Clearing the TPM resets your computer’s security chip to factory defaults, wiping every encryption key and credential stored inside it. The TPM (Trusted Platform Module) is a small processor on your motherboard that holds cryptographic keys for features like BitLocker drive encryption, Windows Hello login, and the Encrypting File System. When you clear it, all of those keys are permanently deleted, and anything that depended on them stops working until you set it up again.
What Gets Deleted
The TPM stores encryption keys, not your personal files. Clearing it doesn’t touch photos, documents, or applications on your hard drive. What it does erase is the set of cryptographic keys the chip generated to protect access to those files and to verify your identity. Specifically, you lose:
- BitLocker encryption keys, which unlock your encrypted drives at startup
- Windows Hello credentials, including fingerprint and facial recognition data tied to the chip
- Encrypting File System (EFS) keys, used to protect individual files and folders
- Any other keys or tokens that software stored in the TPM, such as VPN certificates or enterprise security credentials
Your files still physically exist on the drive after a TPM clear. The problem is that if those files were encrypted, you’ve just destroyed the key that unlocks them. Think of it like changing the lock on a safe and throwing away the old key: the contents are still inside, but you can’t get to them without a backup key.
The BitLocker Risk
BitLocker is the biggest concern for most people. If your drive is encrypted with BitLocker and you clear the TPM, the system enters recovery mode on the next boot. Windows will ask for a 48-digit recovery key before it lets you access anything on that drive.
If you saved that recovery key (to your Microsoft account, a USB drive, or a printout), you can type it in and regain access. If you never saved it or can’t find it, you’re locked out of the encrypted drive entirely. There’s no workaround. This is why backing up your BitLocker recovery key before clearing the TPM is critical. You can find it by signing into your Microsoft account at account.microsoft.com/devices/recoverykey, or by checking wherever your organization’s IT department stores them.
Why You’d Clear the TPM
Most people never need to touch the TPM. The situations where clearing it makes sense are fairly narrow:
- Troubleshooting security chip errors. If Windows can’t properly communicate with the TPM, clearing it lets the operating system reinitialize the chip from scratch. This resolves most firmware glitches and ownership conflicts.
- Preparing for a clean OS install. Before installing a fresh copy of Windows, clearing the TPM ensures the new installation can take full ownership of the chip without conflicts from the old setup.
- Selling or giving away your PC. Clearing the TPM removes your stored credentials from the chip so the next owner can’t access anything tied to your old keys. It’s a security hygiene step, similar to wiping the hard drive.

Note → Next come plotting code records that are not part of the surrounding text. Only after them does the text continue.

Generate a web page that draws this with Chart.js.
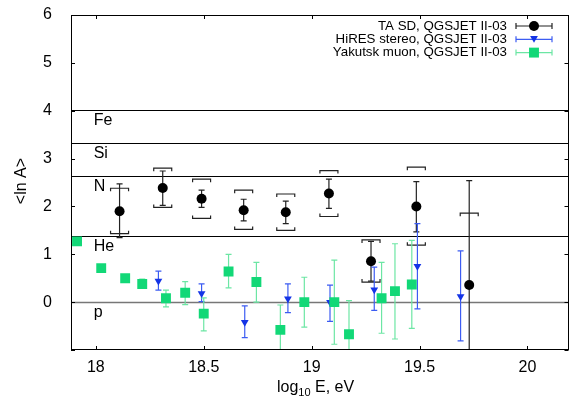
<!DOCTYPE html>
<html>
<head>
<meta charset="utf-8">
<script src="https://cdn.jsdelivr.net/npm/chart.js@4"></script>
<style>
  body { margin: 0; background: #fff; }
  canvas { display: block; }
</style>
</head>
<body>
<canvas id="lnA" width="570" height="404"></canvas>
<script>
// TA SD, QGSJET II-03
var taX = [18.11, 18.31, 18.49, 18.685, 18.88, 19.08, 19.275, 19.485, 19.73];
var taY = [1.90, 2.385, 2.16, 1.92, 1.88, 2.27, 0.855, 2.00, 0.36];
var taLo = [1.35, 2.02, 1.98, 1.70, 1.64, 1.96, 0.44, 1.47, -1.5];
var taHi = [2.47, 2.74, 2.34, 2.15, 2.11, 2.57, 1.27, 2.52, 2.54];
var taSysLo = [1.43, 1.98, 1.75, 1.52, 1.50, 1.79, 0.42, 1.19, null];
var taSysHi = [2.38, 2.80, 2.57, 2.34, 2.26, 2.75, 1.30, 2.82, 1.86];

// HiRES stereo, QGSJET II-03
var hrX = [18.29, 18.49, 18.69, 18.89, 19.085, 19.29, 19.49, 19.69];
var hrY = [0.44, 0.18, -0.42, 0.07, 0.0, 0.26, 0.75, 0.12];
var hrLo = [0.25, 0.01, -0.74, -0.22, -0.40, -0.17, -0.14, -0.81];
var hrHi = [0.65, 0.38, -0.08, 0.38, 0.355, 0.73, 1.64, 1.07];

// Yakutsk muon, QGSJET II-03
var ykX = [17.913, 18.025, 18.136, 18.215, 18.325, 18.414, 18.50, 18.615, 18.744, 18.855, 18.966, 19.105, 19.173, 19.324, 19.386, 19.464];
var ykY = [1.27, 0.71, 0.50, 0.38, 0.08, 0.195, -0.24, 0.64, 0.42, -0.58, 0.0, 0.0, -0.67, 0.08, 0.23, 0.37];
var ykLo = [null, null, null, 0.30, -0.10, -0.05, -0.60, 0.30, 0.0, -1.5, -0.52, -0.88, -1.5, -0.65, -0.77, -0.55];
var ykHi = [null, null, null, 0.48, 0.25, 0.43, 0.09, 1.00, 0.83, -0.06, 0.52, 0.88, 0.03, 0.83, 1.22, 1.29];

// nuclei reference lines <ln A>
var nucNames = ['p', 'He', 'N', 'Si', 'Fe'];
var nucLnA = [0, 1.386, 2.639, 3.332, 4.025];

var xTicks = [18, 18.5, 19, 19.5, 20];
var xTickLabels = ['18', '18.5', '19', '19.5', '20'];
var yTicks = [-1, 0, 1, 2, 3, 4, 5, 6];

var FONT = '"Liberation Sans", Arial, sans-serif';
var cBlack = '#000000', cBlackBar = '#222222';
var cBlue = '#1434e6', cBlueBar = '#3c5cf2';
var cGreen = '#12d877', cGreenBar = '#6ce6a4';

function pts(xs, ys) {
	return xs.map(function (v, i) { return {x: v, y: ys[i]}; });
}

function statBars(ctx, x, y, xs, lo, hi, color) {
	ctx.strokeStyle = color;
	ctx.lineWidth = 1.2;
	for (var i = 0; i < xs.length; i++) {
		if (lo[i] === null || hi[i] === null) continue;
		var px = x.getPixelForValue(xs[i]);
		var y1 = y.getPixelForValue(lo[i]), y2 = y.getPixelForValue(hi[i]);
		ctx.beginPath();
		ctx.moveTo(px, y1); ctx.lineTo(px, y2);
		ctx.moveTo(px - 3, y1); ctx.lineTo(px + 3, y1);
		ctx.moveTo(px - 3, y2); ctx.lineTo(px + 3, y2);
		ctx.stroke();
	}
}

function sysBrackets(ctx, x, y, xs, lo, hi, color) {
	ctx.strokeStyle = color;
	ctx.lineWidth = 1.2;
	for (var i = 0; i < xs.length; i++) {
		var px = x.getPixelForValue(xs[i]);
		if (hi[i] !== null) {
			var yh = y.getPixelForValue(hi[i]);
			ctx.beginPath();
			ctx.moveTo(px - 9, yh + 3); ctx.lineTo(px - 9, yh); ctx.lineTo(px + 9, yh); ctx.lineTo(px + 9, yh + 3);
			ctx.stroke();
		}
		if (lo[i] !== null) {
			var yl = y.getPixelForValue(lo[i]);
			ctx.beginPath();
			ctx.moveTo(px - 9, yl - 3); ctx.lineTo(px - 9, yl); ctx.lineTo(px + 9, yl); ctx.lineTo(px + 9, yl - 3);
			ctx.stroke();
		}
	}
}

var extras = {
	id: 'extras',
	beforeDatasetsDraw: function (chart) {
		var ctx = chart.ctx, a = chart.chartArea, x = chart.scales.x, y = chart.scales.y;
		ctx.save();
		ctx.beginPath();
		ctx.rect(a.left, a.top, a.right - a.left, a.bottom - a.top);
		ctx.clip();

		// reference lines + labels
		ctx.font = '16px ' + FONT;
		ctx.textAlign = 'left';
		ctx.textBaseline = 'middle';
		for (var i = 0; i < nucLnA.length; i++) {
			var py = Math.round(y.getPixelForValue(nucLnA[i])) + 0.5;
			ctx.beginPath();
			ctx.strokeStyle = i === 0 ? '#777777' : '#000000';
			ctx.lineWidth = i === 0 ? 1.6 : 1;
			ctx.moveTo(a.left, py); ctx.lineTo(a.right, py);
			ctx.stroke();
			ctx.fillStyle = '#000';
			ctx.fillText(nucNames[i], x.getPixelForValue(17.99), py + 10);
		}

		statBars(ctx, x, y, taX, taLo, taHi, cBlackBar);
		sysBrackets(ctx, x, y, taX, taSysLo, taSysHi, cBlackBar);
		statBars(ctx, x, y, hrX, hrLo, hrHi, cBlueBar);
		statBars(ctx, x, y, ykX, ykLo, ykHi, cGreenBar);
		ctx.restore();
	},
	afterDraw: function (chart) {
		var ctx = chart.ctx, a = chart.chartArea, x = chart.scales.x, y = chart.scales.y;
		ctx.save();
		// frame
		ctx.strokeStyle = '#000';
		ctx.lineWidth = 1;
		ctx.strokeRect(Math.round(a.left) + 0.5, Math.round(a.top) + 0.5,
			Math.round(a.right - a.left) - 1, Math.round(a.bottom - a.top) - 1);
		// inward ticks on all sides
		ctx.beginPath();
		xTicks.forEach(function (v) {
			var px = Math.round(x.getPixelForValue(v)) + 0.5;
			ctx.moveTo(px, a.bottom); ctx.lineTo(px, a.bottom - 4);
			ctx.moveTo(px, a.top); ctx.lineTo(px, a.top + 4);
		});
		yTicks.forEach(function (v) {
			var py = Math.round(y.getPixelForValue(v)) + 0.5;
			ctx.moveTo(a.left, py); ctx.lineTo(a.left + 4, py);
			ctx.moveTo(a.right, py); ctx.lineTo(a.right - 4, py);
		});
		ctx.stroke();

		// x tick labels
		ctx.fillStyle = '#000';
		ctx.font = '16px ' + FONT;
		ctx.textAlign = 'center';
		ctx.textBaseline = 'top';
		xTicks.forEach(function (v, i) {
			ctx.fillText(xTickLabels[i], x.getPixelForValue(v), a.bottom + 10);
		});

		// axis titles
		ctx.textBaseline = 'alphabetic';
		ctx.textAlign = 'left';
		var tx = 277, ty = 392;
		ctx.font = '16px ' + FONT;
		ctx.fillText('log', tx, ty);
		tx += ctx.measureText('log').width;
		ctx.font = '11px ' + FONT;
		ctx.fillText('10', tx, ty + 4);
		tx += ctx.measureText('10').width;
		ctx.font = '16px ' + FONT;
		ctx.fillText(' E, eV', tx, ty);

		ctx.save();
		ctx.translate(26, 181);
		ctx.rotate(-Math.PI / 2);
		ctx.textAlign = 'center';
		ctx.fillText('<ln A>', 0, 0);
		ctx.restore();

		// legend
		var rows = [
			{text: 'TA SD, QGSJET II-03', line: cBlackBar, fill: cBlack, style: 'circle', r: 5, rot: 0},
			{text: 'HiRES stereo, QGSJET II-03', line: cBlueBar, fill: cBlue, style: 'triangle', r: 4.5, rot: 180},
			{text: 'Yakutsk muon, QGSJET II-03', line: cGreenBar, fill: cGreen, style: 'rect', r: 7, rot: 0}
		];
		ctx.font = '13.3px ' + FONT;
		ctx.textAlign = 'right';
		ctx.textBaseline = 'middle';
		rows.forEach(function (r, i) {
			var ly = 26 + i * 13.3;
			ctx.fillStyle = '#000';
			ctx.fillText(r.text, 507, ly);
			ctx.strokeStyle = r.line;
			ctx.lineWidth = 1.2;
			ctx.beginPath();
			ctx.moveTo(516, ly); ctx.lineTo(552, ly);
			ctx.moveTo(516, ly - 3); ctx.lineTo(516, ly + 3);
			ctx.moveTo(552, ly - 3); ctx.lineTo(552, ly + 3);
			ctx.stroke();
			ctx.fillStyle = r.fill;
			ctx.strokeStyle = r.fill;
			ctx.lineWidth = 0;
			Chart.helpers.drawPoint(ctx, {pointStyle: r.style, radius: r.r, rotation: r.rot, borderWidth: 0}, 534, ly + (r.style === 'triangle' ? -1 : 0));
		});
		ctx.restore();
	}
};

new Chart(document.getElementById('lnA'), {
	type: 'scatter',
	data: {
		datasets: [
			{
				label: 'Yakutsk muon, QGSJET II-03',
				data: pts(ykX, ykY),
				pointStyle: 'rect',
				pointRadius: 7,
				backgroundColor: cGreen,
				borderColor: cGreen,
				borderWidth: 0,
				order: 0
			},
			{
				label: 'HiRES stereo, QGSJET II-03',
				data: pts(hrX, hrY),
				pointStyle: 'triangle',
				rotation: 180,
				pointRadius: 4.5,
				backgroundColor: cBlue,
				borderColor: cBlue,
				borderWidth: 0,
				order: 1
			},
			{
				label: 'TA SD, QGSJET II-03',
				data: pts(taX, taY),
				pointStyle: 'circle',
				pointRadius: 5,
				backgroundColor: cBlack,
				borderColor: cBlack,
				borderWidth: 0,
				order: 2
			}
		]
	},
	options: {
		responsive: false,
		animation: false,
		layout: { autoPadding: false, padding: { top: 15, right: 1.5, bottom: 0, left: 0 } },
		plugins: { legend: { display: false }, tooltip: { enabled: false } },
		scales: {
			x: {
				type: 'linear',
				min: 17.885,
				max: 20.19,
				grid: { display: false },
				border: { display: false },
				afterBuildTicks: function (s) { s.ticks = xTicks.map(function (v) { return {value: v}; }); },
				afterFit: function (s) { s.height = 54; s.paddingLeft = 0; s.paddingRight = 0; },
				ticks: { display: false }
			},
			y: {
				type: 'linear',
				min: -1,
				max: 6,
				grid: { display: false },
				border: { display: false },
				afterBuildTicks: function (s) { s.ticks = yTicks.map(function (v) { return {value: v}; }); },
				afterFit: function (s) { s.width = 71; s.paddingTop = 0; s.paddingBottom = 0; },
				ticks: {
					padding: 11,
					color: '#000',
					font: { family: FONT, size: 16 },
					callback: function (v) { return v < 0 ? '' : String(v); }
				}
			}
		}
	},
	plugins: [extras]
});
</script>
</body>
</html>
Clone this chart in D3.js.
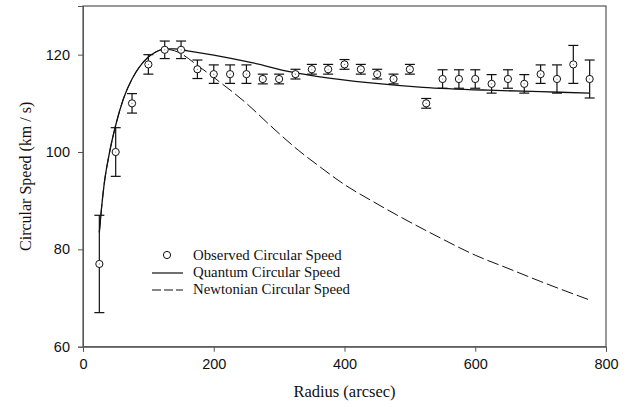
<!DOCTYPE html>
<html lang="en">
<head>
<meta charset="UTF-8">
<title>Circular Speed</title>
<script src="https://d3js.org/d3.v7.min.js"></script>
<style>
  body { margin: 0; background: #fff; }
  .tick text { font-family: "Liberation Sans", Arial, sans-serif; font-size: 14.5px; fill: #111; }
</style>
</head>
<body>
<script>
    // observed speeds (km/s) and their error bars
    var radius = [25, 50, 75, 100, 125, 150, 175, 200, 225, 250, 275, 300, 325, 350, 375, 400,
                  425, 450, 475, 500, 525, 550, 575, 600, 625, 650, 675, 700, 725, 750, 775];
    var observed = [77, 100, 110, 118, 121, 121, 117, 116, 116, 116, 115, 115, 116, 117, 117, 118,
                    117, 116, 115, 117, 110, 115, 115, 115, 114, 115, 114, 116, 115, 118, 115];
    var observed_err = [10, 5, 2, 2, 1.8, 1.8, 1.9, 1.9, 1.9, 1.9, 1, 1, 1, 1, 1, 1,
                        1, 1, 1, 1, 1, 1.9, 1.9, 1.9, 1.9, 1.9, 1.9, 1.9, 2.9, 3.9, 3.9];

    // model curves
    var quantum_r = [25, 28, 32, 40, 50, 62, 75, 87, 100, 112, 125, 140, 160, 200, 260, 320, 360, 440, 520, 620, 700, 775];
    var quantum_v = [83.5, 88, 93, 99.5, 105.5, 111, 115, 117.6, 119.5, 120.6, 121.2, 121.2, 120.8, 119.9, 118.3, 116.4, 115.5, 114.2, 113.3, 112.7, 112.4, 112.1];

    var newton_r = [25, 28, 32, 40, 50, 62, 75, 87, 100, 112, 125, 140, 150, 175, 210, 250, 286, 330, 363, 400, 440, 485, 540, 600, 650, 700, 775];
    var newton_v = [83.5, 88, 93, 99.5, 105.5, 111, 115, 117.6, 119.5, 120.6, 121.1, 120.8, 120.2, 117.8, 114.3, 110, 105.5, 100.3, 96.9, 93.3, 90.1, 86.7, 82.8, 78.8, 76.1, 73.4, 69.6];

    var x_ticks = [0, 200, 400, 600, 800];
    var y_ticks = [60, 80, 100, 120];

    var serif = '"Liberation Serif", "Times New Roman", Times, serif';
    var width = 630, height = 407;
    var plot_left = 83, plot_top = 6, plot_right = 606, plot_bottom = 346.7;

    var svg = d3.select('body').append('svg')
        .attr('width', width)
        .attr('height', height);

    var x = d3.scaleLinear().domain([0, 800]).range([plot_left, plot_right]);
    var y = d3.scaleLinear().domain([60, 130]).range([plot_bottom, plot_top]);

    // frame
    svg.append('rect')
        .attr('x', plot_left).attr('y', plot_top)
        .attr('width', plot_right - plot_left).attr('height', plot_bottom - plot_top)
        .attr('fill', 'none').attr('stroke', '#555').attr('stroke-width', 1.2);

    svg.append('g')
        .attr('transform', 'translate(0,' + plot_bottom + ')')
        .call(d3.axisBottom(x).tickValues(x_ticks).tickSize(5).tickPadding(7))
        .call(function (g) { g.select('.domain').attr('stroke', '#555'); g.selectAll('line').attr('stroke', '#555'); });

    svg.append('g')
        .attr('transform', 'translate(' + plot_left + ',0)')
        .call(d3.axisLeft(y).tickValues(y_ticks).tickSize(5).tickPadding(8))
        .call(function (g) { g.select('.domain').attr('stroke', '#555'); g.selectAll('line').attr('stroke', '#555'); });

    svg.append('text')
        .attr('x', (plot_left + plot_right) / 2).attr('y', 397)
        .attr('text-anchor', 'middle')
        .style('font-family', serif).style('font-size', '16.5px').style('fill', '#111')
        .text('Radius (arcsec)');

    svg.append('text')
        .attr('transform', 'translate(31,' + (plot_top + plot_bottom) / 2 + ') rotate(-90)')
        .attr('text-anchor', 'middle')
        .style('font-family', serif).style('font-size', '16px').style('fill', '#111')
        .text('Circular Speed (km / s)');

    var line = d3.line()
        .x(function (d) { return x(d[0]); })
        .y(function (d) { return y(d[1]); })
        .curve(d3.curveMonotoneX);

    svg.append('path')
        .datum(d3.zip(newton_r, newton_v))
        .attr('d', line)
        .attr('fill', 'none').attr('stroke', '#111').attr('stroke-width', 1)
        .attr('stroke-dasharray', '12,4');

    svg.append('path')
        .datum(d3.zip(quantum_r, quantum_v))
        .attr('d', line)
        .attr('fill', 'none').attr('stroke', '#111').attr('stroke-width', 1.3);

    // error bars
    var obs = radius.map(function (r, i) { return { r: r, v: observed[i], e: observed_err[i] }; });
    var bars = svg.append('g').attr('stroke', '#111').attr('stroke-width', 1.2);
    obs.forEach(function (d) {
        var cx = x(d.r);
        bars.append('line').attr('x1', cx).attr('x2', cx).attr('y1', y(d.v - d.e)).attr('y2', y(d.v + d.e));
        bars.append('line').attr('x1', cx - 5).attr('x2', cx + 5).attr('y1', y(d.v + d.e)).attr('y2', y(d.v + d.e));
        bars.append('line').attr('x1', cx - 5).attr('x2', cx + 5).attr('y1', y(d.v - d.e)).attr('y2', y(d.v - d.e));
    });

    svg.append('g').selectAll('circle')
        .data(obs)
        .enter()
        .append('circle')
        .attr('cx', function (d) { return x(d.r); })
        .attr('cy', function (d) { return y(d.v); })
        .attr('r', 3.6)
        .attr('fill', '#fff').attr('stroke', '#111').attr('stroke-width', 1);

    svg.append('g').selectAll('circle')
        .data(obs)
        .enter()
        .append('circle')
        .attr('cx', function (d) { return x(d.r); })
        .attr('cy', function (d) { return y(d.v); })
        .attr('r', 0.6)
        .attr('fill', '#777');

    // legend
    var legend = svg.append('g');
    legend.append('circle').attr('cx', 167).attr('cy', 255).attr('r', 3.6)
        .attr('fill', '#fff').attr('stroke', '#111');
    legend.append('line').attr('x1', 152).attr('x2', 183).attr('y1', 273).attr('y2', 273)
        .attr('stroke', '#111').attr('stroke-width', 1.2);
    legend.append('line').attr('x1', 152).attr('x2', 183).attr('y1', 290).attr('y2', 290)
        .attr('stroke', '#111').attr('stroke-width', 1).attr('stroke-dasharray', '9,3');
    var labels = ['Observed Circular Speed', 'Quantum Circular Speed', 'Newtonian Circular Speed'];
    labels.forEach(function (t, i) {
        legend.append('text').attr('x', 193).attr('y', 260 + i * 17)
            .style('font-family', serif).style('font-size', '14.8px').style('fill', '#111')
            .text(t);
    });
</script>
</body>
</html>
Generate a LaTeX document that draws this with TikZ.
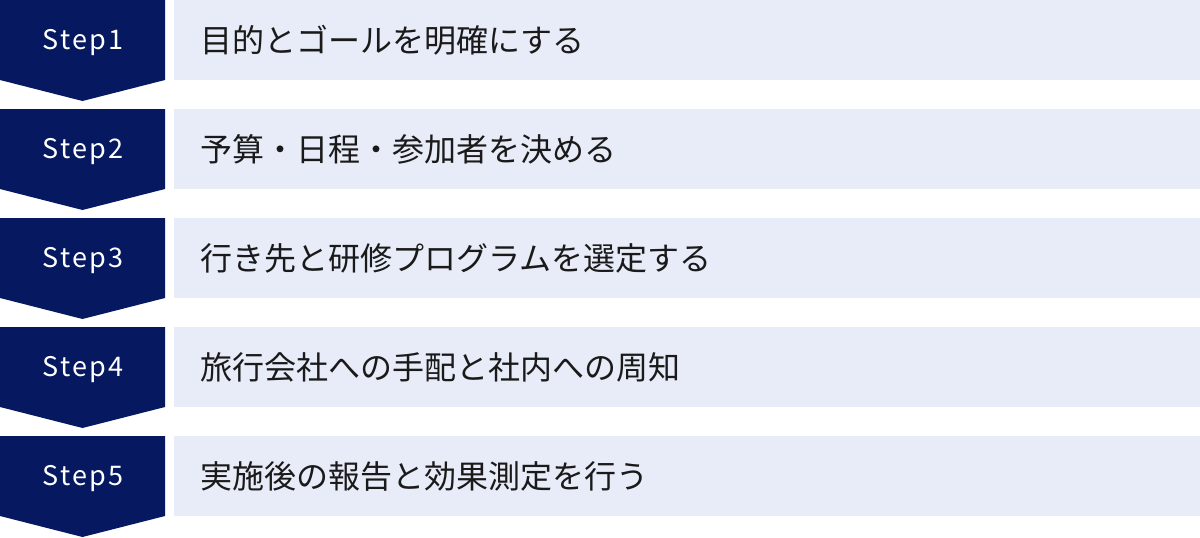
\documentclass[tikz,border=0pt]{standalone}
\usepackage{fontspec}
\setmainfont{Noto Sans CJK JP}
\newfontfamily\steplabelfont[LetterSpace=9]{Noto Sans CJK JP}
\definecolor{navy}{HTML}{06185F}
\definecolor{lightbox}{HTML}{E7ECF8}
\definecolor{ink}{HTML}{1A1A1A}
\begin{document}
\begin{tikzpicture}[x=1pt,y=-1pt,
  chevron/.style={fill=navy,draw=none},
  panel/.style={fill=lightbox,draw=none},
  steplabel/.style={text=white,font=\steplabelfont\fontsize{27}{32}\selectfont,inner sep=0pt,anchor=base},
  steptext/.style={text=ink,font=\fontsize{32}{38}\selectfont,inner sep=0pt,anchor=west}]
\useasboundingbox (0,0) rectangle (1200,538);
\foreach \i/\txt in {0/目的とゴールを明確にする,1/予算・日程・参加者を決める,2/行き先と研修プログラムを選定する,3/旅行会社への手配と社内への周知,4/実施後の報告と効果測定を行う}{
  \pgfmathsetmacro{\t}{109*\i}
  \pgfmathtruncatemacro{\n}{\i+1}
  \fill[chevron] (0,\t) -- (165,\t) -- (165,\t+80) -- (82.5,\t+101) -- (0,\t+80) -- cycle;
  \fill[panel] (174,\t) rectangle (1200,\t+80);
  \node[steplabel] (label\n) at (83,\t+49.5) {Step\n};
  \node[steptext] (text\n) at (200,\t+40) {\txt};
}
\end{tikzpicture}
\end{document}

- Replacing the motherboard or TPM module. If you swap hardware that includes a different TPM, clearing and reinitializing prevents conflicts between the old chip’s data and the new one.
What Happens After You Clear It
After the TPM is cleared and your computer restarts, Windows automatically detects the empty chip and takes ownership of it. The operating system generates new keys and re-initializes the TPM without any manual steps on your part. You’ll typically see a brief prompt during boot confirming the TPM was cleared, and then Windows starts normally.
What won’t come back automatically is anything that relied on the old keys. You’ll need to re-enroll your fingerprint or face in Windows Hello. If BitLocker was active, you’ll either need to enter your recovery key to unlock the drive, then let BitLocker generate new keys with the fresh TPM, or you’ll need to set up BitLocker again from scratch. Any application that stored certificates or tokens in the old TPM will need to be reconfigured.
How to Clear the TPM
The simplest method in Windows 10 and 11 is through the Windows Security app. Open it, go to Device Security, click Security Processor Details, then click Clear TPM. Your computer will restart to complete the process. You can also clear it through the BIOS/UEFI settings by looking for a TPM or Security section in your firmware menu.
Before you do either, suspend BitLocker first (you can do this in Control Panel under BitLocker Drive Encryption) and back up your recovery key. Suspending BitLocker temporarily removes the TPM requirement for startup, so you won’t get locked out during the clear. Once the TPM reinitializes, you can resume BitLocker and it will bind to the new keys automatically.
If you’re not actively troubleshooting a problem, preparing a PC for a new owner, or doing a clean install, there’s no benefit to clearing the TPM. It’s a reset tool, not a maintenance step.